**Task prompt**.
Please transcribe the data that follows without the pictures, keeping every word the same.

>> begin

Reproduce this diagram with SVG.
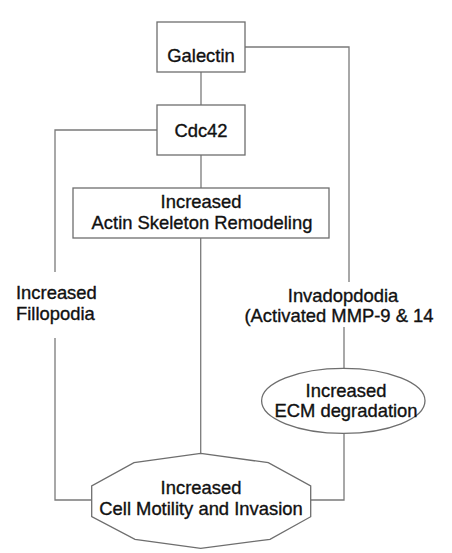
<svg xmlns="http://www.w3.org/2000/svg" width="452" height="553" viewBox="0 0 452 553">
<style>
.n{fill:#fff;stroke:#6e6e6e;stroke-width:1.3}
.c{fill:none;stroke:#7a7a7a;stroke-width:1.3}
text{font-family:"Liberation Sans",Arial,sans-serif;font-size:18.4px;fill:#111;stroke:#111;stroke-width:0.35;text-anchor:middle}
</style>
<rect width="452" height="553" fill="#fff"/>
<g id="connectors">
<path class="c" d="M245,47 H349 V282"/>
<path class="c" d="M344,327 V368"/>
<path class="c" d="M344,433 V500 H310.7"/>
<path class="c" d="M201,72 V105"/>
<path class="c" d="M201,155 V188"/>
<path class="c" d="M200.7,238 V453"/>
<path class="c" d="M157,130 H55 V272"/>
<path class="c" d="M55,338 V500 H91.7"/>
</g>
<g id="galectin"><rect class="n" x="157" y="22" width="88" height="50"/><text x="201" y="62">Galectin</text></g>
<g id="cdc42"><rect class="n" x="157" y="105" width="88" height="50"/><text x="201" y="137">Cdc42</text></g>
<g id="actin"><rect class="n" x="73" y="188" width="256" height="50"/><text x="201" y="208">Increased</text><text x="202" y="229">Actin Skeleton Remodeling</text></g>
<g id="fillopodia"><text x="16" y="299" style="text-anchor:start">Increased</text><text x="16" y="320" style="text-anchor:start">Fillopodia</text></g>
<g id="invadopodia"><text x="343" y="302">Invadopdodia</text><text x="339" y="322">(Activated MMP-9 &amp; 14</text></g>
<g id="ecm"><ellipse class="n" cx="343.3" cy="400.8" rx="81.7" ry="32.5"/><text x="346" y="397">Increased</text><text x="346" y="417">ECM degradation</text></g>
<g id="motility"><polygon class="n" points="200.7,453.3 268.3,462.7 310.7,486 310.7,516.7 270,539.3 200.7,548.3 135,539.3 91.7,516.7 91.7,486 134,462.7"/><text x="201" y="494">Increased</text><text x="201" y="515">Cell Motility and Invasion</text></g>
</svg>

>> end

**Task answer**.
Reproduce this diagram with SVG.
<svg xmlns="http://www.w3.org/2000/svg" width="452" height="553" viewBox="0 0 452 553">
<style>
.n{fill:#fff;stroke:#6e6e6e;stroke-width:1.3}
.c{fill:none;stroke:#7a7a7a;stroke-width:1.3}
text{font-family:"Liberation Sans",Arial,sans-serif;font-size:18.4px;fill:#111;stroke:#111;stroke-width:0.35;text-anchor:middle}
</style>
<rect width="452" height="553" fill="#fff"/>
<g id="connectors">
<path class="c" d="M245,47 H349 V282"/>
<path class="c" d="M344,327 V368"/>
<path class="c" d="M344,433 V500 H310.7"/>
<path class="c" d="M201,72 V105"/>
<path class="c" d="M201,155 V188"/>
<path class="c" d="M200.7,238 V453"/>
<path class="c" d="M157,130 H55 V272"/>
<path class="c" d="M55,338 V500 H91.7"/>
</g>
<g id="galectin"><rect class="n" x="157" y="22" width="88" height="50"/><text x="201" y="62">Galectin</text></g>
<g id="cdc42"><rect class="n" x="157" y="105" width="88" height="50"/><text x="201" y="137">Cdc42</text></g>
<g id="actin"><rect class="n" x="73" y="188" width="256" height="50"/><text x="201" y="208">Increased</text><text x="202" y="229">Actin Skeleton Remodeling</text></g>
<g id="fillopodia"><text x="16" y="299" style="text-anchor:start">Increased</text><text x="16" y="320" style="text-anchor:start">Fillopodia</text></g>
<g id="invadopodia"><text x="343" y="302">Invadopdodia</text><text x="339" y="322">(Activated MMP-9 &amp; 14</text></g>
<g id="ecm"><ellipse class="n" cx="343.3" cy="400.8" rx="81.7" ry="32.5"/><text x="346" y="397">Increased</text><text x="346" y="417">ECM degradation</text></g>
<g id="motility"><polygon class="n" points="200.7,453.3 268.3,462.7 310.7,486 310.7,516.7 270,539.3 200.7,548.3 135,539.3 91.7,516.7 91.7,486 134,462.7"/><text x="201" y="494">Increased</text><text x="201" y="515">Cell Motility and Invasion</text></g>
</svg>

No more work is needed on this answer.